It must be tough to be a garden plant. No matter how pumped you are to be your very best, you can’t get far in life if your gardener doesn’t give you what you need.
And sometimes, frankly, we gardeners let our plants down.
In the early years of my ornamental gardening experimentation, I bought a lot of plants I liked a great deal and proceeded to … kill them.
No, I wasn’t traumatized by a Schefflera at a young age and attempting revenge. I had moved into a house on a “light challenged” lot, and I was trying to determine the limits of their shade tolerance … the hard way.
I subjected them to inadequate light, and, of course, they expired.
What do plants need?
I feel kind of guilty about it now, but all that “horticide” did have a point: I learned that understanding how to interpret cultural recommendations for plants is key to successful gardening.
The idea is a simple one: select plants by matching their needs to the growing conditions in the landscape.
At the simplest level, this means not putting plants that need good drainage in, say, the spot where the downspout empties. But in practice there’s a lot more subtlety to the concept.
Everyone knows that astilbes are shade plants, right?
Not quite. Here in Connecticut, to get a truly good floral display on astilbes, you need to grow them in at least half sun. Anything less, and the flowers get paltry and spotty.
So what gives?
North versus South
In a word, latitude. Plants — even shade-adapted plants — need light, and the strength of the sunlight falling on any particular garden, as well as the number of hours per day the sun shines, depends on how far north or south the garden is.
As a broad generalization, in the South the sun shines more strongly over a longer part of the growing season than in the North. More sunlight means more energy available to sustain plant growth.
So, a plant that can get by very well with a lot of shade in the South because it’s still getting enough energy from the higher intensity (if indirect) light, might need a lot of direct sun in the North, where light levels overall are weaker. As you can see, the ideal situation for a plant can vary significantly depending on exactly where it’s grown.

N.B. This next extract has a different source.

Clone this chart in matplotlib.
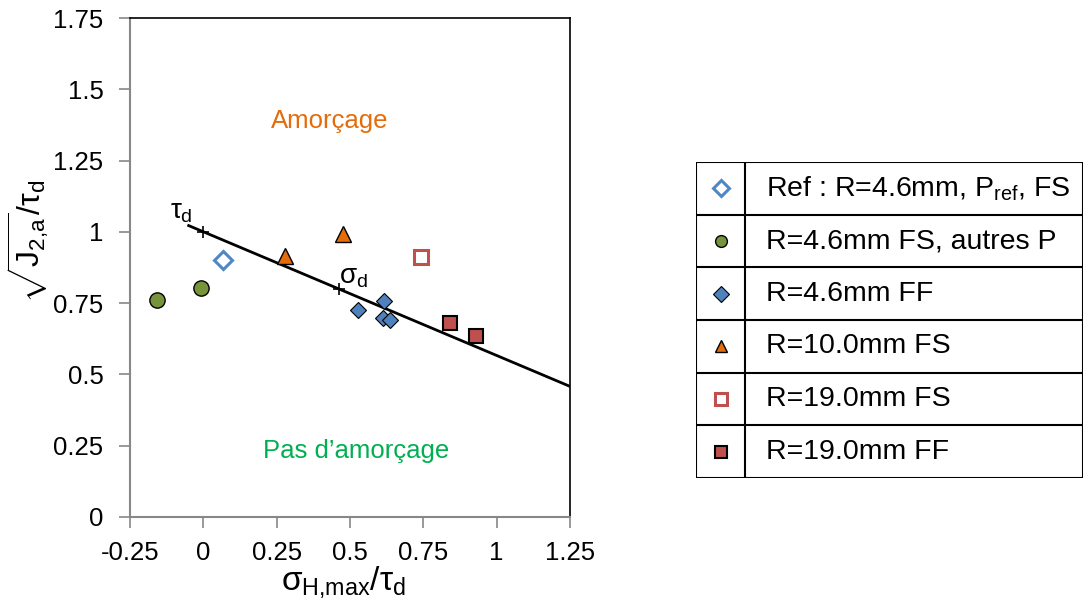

But light levels are just one aspect of growing conditions.
Consider Alchemilla mollis, the extraordinarily beautiful lady’s mantle, a staple of many perennial gardens. Here in New England, lady’s mantle does beautifully in all but the hottest, sunniest locations.
Humidity and much more
But it’s one of a whole large group of plants that are said to “melt” for our gardening brethren down South. It’s not just a matter of light — it’s also humidity and air temperature … and perhaps whether you performed the right incantation at planting time.
Seriously, though, plants also respond differently to soil types, patterns of dry and wet weather throughout the year, air circulation, elevation, and a whole host of other factors that can vary dramatically even across relatively small geographic areas.
The USDA Hardiness Zone of a plant — often the only real cultural recommendation given on a plant tag or even in many reference books — is just the tip of the iceberg.
The lesson here is that when it comes to descriptions of the cultural needs of plants, gardeners need to learn to ask questions. Regional gardening forums online can be a good way of “crowd sourcing” gardening information.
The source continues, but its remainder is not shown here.